What needs to be done
Reproduce each line exactly, including spacing and punctuation.

Given material
□ □ □

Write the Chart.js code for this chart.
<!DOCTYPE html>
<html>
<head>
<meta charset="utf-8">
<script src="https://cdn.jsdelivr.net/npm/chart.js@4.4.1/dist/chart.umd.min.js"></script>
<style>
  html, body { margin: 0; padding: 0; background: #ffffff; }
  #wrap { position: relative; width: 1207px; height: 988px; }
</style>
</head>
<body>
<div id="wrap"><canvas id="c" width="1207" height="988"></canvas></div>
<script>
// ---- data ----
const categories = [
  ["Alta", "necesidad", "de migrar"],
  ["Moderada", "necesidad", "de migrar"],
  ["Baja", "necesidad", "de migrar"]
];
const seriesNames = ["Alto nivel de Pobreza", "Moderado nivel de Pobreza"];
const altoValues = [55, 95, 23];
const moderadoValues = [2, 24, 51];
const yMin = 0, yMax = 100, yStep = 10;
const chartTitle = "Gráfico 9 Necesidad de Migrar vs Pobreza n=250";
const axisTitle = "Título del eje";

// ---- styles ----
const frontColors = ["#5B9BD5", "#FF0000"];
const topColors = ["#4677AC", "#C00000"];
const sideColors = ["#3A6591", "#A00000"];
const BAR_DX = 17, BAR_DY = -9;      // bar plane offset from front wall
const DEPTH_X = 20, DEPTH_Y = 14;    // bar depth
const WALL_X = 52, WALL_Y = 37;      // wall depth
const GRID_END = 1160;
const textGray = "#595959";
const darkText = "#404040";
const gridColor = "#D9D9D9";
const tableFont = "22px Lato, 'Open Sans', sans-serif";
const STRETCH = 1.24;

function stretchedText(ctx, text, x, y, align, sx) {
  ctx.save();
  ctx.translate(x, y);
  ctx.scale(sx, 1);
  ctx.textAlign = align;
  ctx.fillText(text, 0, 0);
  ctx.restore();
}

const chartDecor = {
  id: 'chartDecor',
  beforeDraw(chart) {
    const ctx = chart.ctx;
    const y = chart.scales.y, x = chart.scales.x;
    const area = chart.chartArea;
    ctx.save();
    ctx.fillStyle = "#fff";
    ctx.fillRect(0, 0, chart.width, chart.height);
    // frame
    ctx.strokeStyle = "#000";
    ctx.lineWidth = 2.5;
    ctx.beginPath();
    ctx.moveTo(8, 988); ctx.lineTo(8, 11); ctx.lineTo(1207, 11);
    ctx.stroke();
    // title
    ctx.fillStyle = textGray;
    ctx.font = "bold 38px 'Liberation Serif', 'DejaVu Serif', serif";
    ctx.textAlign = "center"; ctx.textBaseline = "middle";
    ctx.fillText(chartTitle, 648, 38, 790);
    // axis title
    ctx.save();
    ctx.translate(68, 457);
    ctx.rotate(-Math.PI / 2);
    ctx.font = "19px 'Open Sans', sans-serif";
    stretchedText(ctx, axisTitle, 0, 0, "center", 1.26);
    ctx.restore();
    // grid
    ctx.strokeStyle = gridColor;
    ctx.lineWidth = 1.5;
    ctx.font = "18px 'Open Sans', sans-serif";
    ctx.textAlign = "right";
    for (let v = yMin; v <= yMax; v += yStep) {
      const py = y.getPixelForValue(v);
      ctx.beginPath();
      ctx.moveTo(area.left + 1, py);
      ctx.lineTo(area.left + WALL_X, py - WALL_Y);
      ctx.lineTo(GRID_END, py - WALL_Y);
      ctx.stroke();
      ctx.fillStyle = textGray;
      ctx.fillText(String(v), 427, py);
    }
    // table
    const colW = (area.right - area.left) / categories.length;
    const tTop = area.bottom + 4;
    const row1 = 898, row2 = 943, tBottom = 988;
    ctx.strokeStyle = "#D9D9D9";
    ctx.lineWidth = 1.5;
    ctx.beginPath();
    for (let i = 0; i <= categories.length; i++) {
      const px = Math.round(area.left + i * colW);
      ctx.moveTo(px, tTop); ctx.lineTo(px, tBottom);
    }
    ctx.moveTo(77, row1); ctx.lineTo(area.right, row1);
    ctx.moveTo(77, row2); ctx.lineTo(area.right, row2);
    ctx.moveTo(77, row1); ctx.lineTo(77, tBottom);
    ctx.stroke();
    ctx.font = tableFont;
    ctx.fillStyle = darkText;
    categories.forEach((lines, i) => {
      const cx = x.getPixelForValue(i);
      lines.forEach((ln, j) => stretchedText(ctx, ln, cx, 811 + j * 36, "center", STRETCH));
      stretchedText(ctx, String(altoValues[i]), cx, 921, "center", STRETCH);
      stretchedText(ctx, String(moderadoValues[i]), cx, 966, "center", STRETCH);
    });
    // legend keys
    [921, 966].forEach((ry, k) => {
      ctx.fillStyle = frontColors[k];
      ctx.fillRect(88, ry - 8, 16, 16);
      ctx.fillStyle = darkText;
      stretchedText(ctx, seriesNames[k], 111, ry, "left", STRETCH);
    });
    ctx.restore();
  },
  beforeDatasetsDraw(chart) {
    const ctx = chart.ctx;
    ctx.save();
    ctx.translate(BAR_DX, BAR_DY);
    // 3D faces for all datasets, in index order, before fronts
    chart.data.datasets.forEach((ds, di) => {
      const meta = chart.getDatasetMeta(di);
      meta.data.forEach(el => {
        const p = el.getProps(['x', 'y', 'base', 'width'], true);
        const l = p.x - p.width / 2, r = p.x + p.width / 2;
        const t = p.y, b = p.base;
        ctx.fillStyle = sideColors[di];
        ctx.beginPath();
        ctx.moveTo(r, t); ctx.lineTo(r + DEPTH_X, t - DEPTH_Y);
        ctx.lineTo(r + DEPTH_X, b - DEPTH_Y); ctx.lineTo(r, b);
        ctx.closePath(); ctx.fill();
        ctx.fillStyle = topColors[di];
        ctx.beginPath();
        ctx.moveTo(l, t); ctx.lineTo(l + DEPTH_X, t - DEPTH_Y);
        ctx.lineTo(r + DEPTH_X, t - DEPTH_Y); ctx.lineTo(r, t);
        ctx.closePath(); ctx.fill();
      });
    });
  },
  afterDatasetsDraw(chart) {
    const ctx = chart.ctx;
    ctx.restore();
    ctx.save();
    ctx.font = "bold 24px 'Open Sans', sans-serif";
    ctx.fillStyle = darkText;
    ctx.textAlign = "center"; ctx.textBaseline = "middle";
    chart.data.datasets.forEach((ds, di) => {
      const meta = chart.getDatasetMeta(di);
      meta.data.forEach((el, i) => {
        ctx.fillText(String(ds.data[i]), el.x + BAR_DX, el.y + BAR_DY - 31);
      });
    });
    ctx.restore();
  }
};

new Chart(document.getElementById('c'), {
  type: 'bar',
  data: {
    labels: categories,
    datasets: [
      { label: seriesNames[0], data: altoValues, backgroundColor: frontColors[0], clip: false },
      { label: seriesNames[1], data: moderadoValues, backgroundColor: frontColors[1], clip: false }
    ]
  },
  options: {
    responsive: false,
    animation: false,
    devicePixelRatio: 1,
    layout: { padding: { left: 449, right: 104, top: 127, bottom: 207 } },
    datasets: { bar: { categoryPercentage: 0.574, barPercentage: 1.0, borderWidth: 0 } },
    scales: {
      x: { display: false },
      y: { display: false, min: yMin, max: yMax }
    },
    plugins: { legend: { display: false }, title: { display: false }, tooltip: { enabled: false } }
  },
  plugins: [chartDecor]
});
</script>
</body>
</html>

□ □ □

Answer to this exercise
Write the Chart.js code for this chart.
<!DOCTYPE html>
<html>
<head>
<meta charset="utf-8">
<script src="https://cdn.jsdelivr.net/npm/chart.js@4.4.1/dist/chart.umd.min.js"></script>
<style>
  html, body { margin: 0; padding: 0; background: #ffffff; }
  #wrap { position: relative; width: 1207px; height: 988px; }
</style>
</head>
<body>
<div id="wrap"><canvas id="c" width="1207" height="988"></canvas></div>
<script>
// ---- data ----
const categories = [
  ["Alta", "necesidad", "de migrar"],
  ["Moderada", "necesidad", "de migrar"],
  ["Baja", "necesidad", "de migrar"]
];
const seriesNames = ["Alto nivel de Pobreza", "Moderado nivel de Pobreza"];
const altoValues = [55, 95, 23];
const moderadoValues = [2, 24, 51];
const yMin = 0, yMax = 100, yStep = 10;
const chartTitle = "Gráfico 9 Necesidad de Migrar vs Pobreza n=250";
const axisTitle = "Título del eje";

// ---- styles ----
const frontColors = ["#5B9BD5", "#FF0000"];
const topColors = ["#4677AC", "#C00000"];
const sideColors = ["#3A6591", "#A00000"];
const BAR_DX = 17, BAR_DY = -9;      // bar plane offset from front wall
const DEPTH_X = 20, DEPTH_Y = 14;    // bar depth
const WALL_X = 52, WALL_Y = 37;      // wall depth
const GRID_END = 1160;
const textGray = "#595959";
const darkText = "#404040";
const gridColor = "#D9D9D9";
const tableFont = "22px Lato, 'Open Sans', sans-serif";
const STRETCH = 1.24;

function stretchedText(ctx, text, x, y, align, sx) {
  ctx.save();
  ctx.translate(x, y);
  ctx.scale(sx, 1);
  ctx.textAlign = align;
  ctx.fillText(text, 0, 0);
  ctx.restore();
}

const chartDecor = {
  id: 'chartDecor',
  beforeDraw(chart) {
    const ctx = chart.ctx;
    const y = chart.scales.y, x = chart.scales.x;
    const area = chart.chartArea;
    ctx.save();
    ctx.fillStyle = "#fff";
    ctx.fillRect(0, 0, chart.width, chart.height);
    // frame
    ctx.strokeStyle = "#000";
    ctx.lineWidth = 2.5;
    ctx.beginPath();
    ctx.moveTo(8, 988); ctx.lineTo(8, 11); ctx.lineTo(1207, 11);
    ctx.stroke();
    // title
    ctx.fillStyle = textGray;
    ctx.font = "bold 38px 'Liberation Serif', 'DejaVu Serif', serif";
    ctx.textAlign = "center"; ctx.textBaseline = "middle";
    ctx.fillText(chartTitle, 648, 38, 790);
    // axis title
    ctx.save();
    ctx.translate(68, 457);
    ctx.rotate(-Math.PI / 2);
    ctx.font = "19px 'Open Sans', sans-serif";
    stretchedText(ctx, axisTitle, 0, 0, "center", 1.26);
    ctx.restore();
    // grid
    ctx.strokeStyle = gridColor;
    ctx.lineWidth = 1.5;
    ctx.font = "18px 'Open Sans', sans-serif";
    ctx.textAlign = "right";
    for (let v = yMin; v <= yMax; v += yStep) {
      const py = y.getPixelForValue(v);
      ctx.beginPath();
      ctx.moveTo(area.left + 1, py);
      ctx.lineTo(area.left + WALL_X, py - WALL_Y);
      ctx.lineTo(GRID_END, py - WALL_Y);
      ctx.stroke();
      ctx.fillStyle = textGray;
      ctx.fillText(String(v), 427, py);
    }
    // table
    const colW = (area.right - area.left) / categories.length;
    const tTop = area.bottom + 4;
    const row1 = 898, row2 = 943, tBottom = 988;
    ctx.strokeStyle = "#D9D9D9";
    ctx.lineWidth = 1.5;
    ctx.beginPath();
    for (let i = 0; i <= categories.length; i++) {
      const px = Math.round(area.left + i * colW);
      ctx.moveTo(px, tTop); ctx.lineTo(px, tBottom);
    }
    ctx.moveTo(77, row1); ctx.lineTo(area.right, row1);
    ctx.moveTo(77, row2); ctx.lineTo(area.right, row2);
    ctx.moveTo(77, row1); ctx.lineTo(77, tBottom);
    ctx.stroke();
    ctx.font = tableFont;
    ctx.fillStyle = darkText;
    categories.forEach((lines, i) => {
      const cx = x.getPixelForValue(i);
      lines.forEach((ln, j) => stretchedText(ctx, ln, cx, 811 + j * 36, "center", STRETCH));
      stretchedText(ctx, String(altoValues[i]), cx, 921, "center", STRETCH);
      stretchedText(ctx, String(moderadoValues[i]), cx, 966, "center", STRETCH);
    });
    // legend keys
    [921, 966].forEach((ry, k) => {
      ctx.fillStyle = frontColors[k];
      ctx.fillRect(88, ry - 8, 16, 16);
      ctx.fillStyle = darkText;
      stretchedText(ctx, seriesNames[k], 111, ry, "left", STRETCH);
    });
    ctx.restore();
  },
  beforeDatasetsDraw(chart) {
    const ctx = chart.ctx;
    ctx.save();
    ctx.translate(BAR_DX, BAR_DY);
    // 3D faces for all datasets, in index order, before fronts
    chart.data.datasets.forEach((ds, di) => {
      const meta = chart.getDatasetMeta(di);
      meta.data.forEach(el => {
        const p = el.getProps(['x', 'y', 'base', 'width'], true);
        const l = p.x - p.width / 2, r = p.x + p.width / 2;
        const t = p.y, b = p.base;
        ctx.fillStyle = sideColors[di];
        ctx.beginPath();
        ctx.moveTo(r, t); ctx.lineTo(r + DEPTH_X, t - DEPTH_Y);
        ctx.lineTo(r + DEPTH_X, b - DEPTH_Y); ctx.lineTo(r, b);
        ctx.closePath(); ctx.fill();
        ctx.fillStyle = topColors[di];
        ctx.beginPath();
        ctx.moveTo(l, t); ctx.lineTo(l + DEPTH_X, t - DEPTH_Y);
        ctx.lineTo(r + DEPTH_X, t - DEPTH_Y); ctx.lineTo(r, t);
        ctx.closePath(); ctx.fill();
      });
    });
  },
  afterDatasetsDraw(chart) {
    const ctx = chart.ctx;
    ctx.restore();
    ctx.save();
    ctx.font = "bold 24px 'Open Sans', sans-serif";
    ctx.fillStyle = darkText;
    ctx.textAlign = "center"; ctx.textBaseline = "middle";
    chart.data.datasets.forEach((ds, di) => {
      const meta = chart.getDatasetMeta(di);
      meta.data.forEach((el, i) => {
        ctx.fillText(String(ds.data[i]), el.x + BAR_DX, el.y + BAR_DY - 31);
      });
    });
    ctx.restore();
  }
};

new Chart(document.getElementById('c'), {
  type: 'bar',
  data: {
    labels: categories,
    datasets: [
      { label: seriesNames[0], data: altoValues, backgroundColor: frontColors[0], clip: false },
      { label: seriesNames[1], data: moderadoValues, backgroundColor: frontColors[1], clip: false }
    ]
  },
  options: {
    responsive: false,
    animation: false,
    devicePixelRatio: 1,
    layout: { padding: { left: 449, right: 104, top: 127, bottom: 207 } },
    datasets: { bar: { categoryPercentage: 0.574, barPercentage: 1.0, borderWidth: 0 } },
    scales: {
      x: { display: false },
      y: { display: false, min: yMin, max: yMax }
    },
    plugins: { legend: { display: false }, title: { display: false }, tooltip: { enabled: false } }
  },
  plugins: [chartDecor]
});
</script>
</body>
</html>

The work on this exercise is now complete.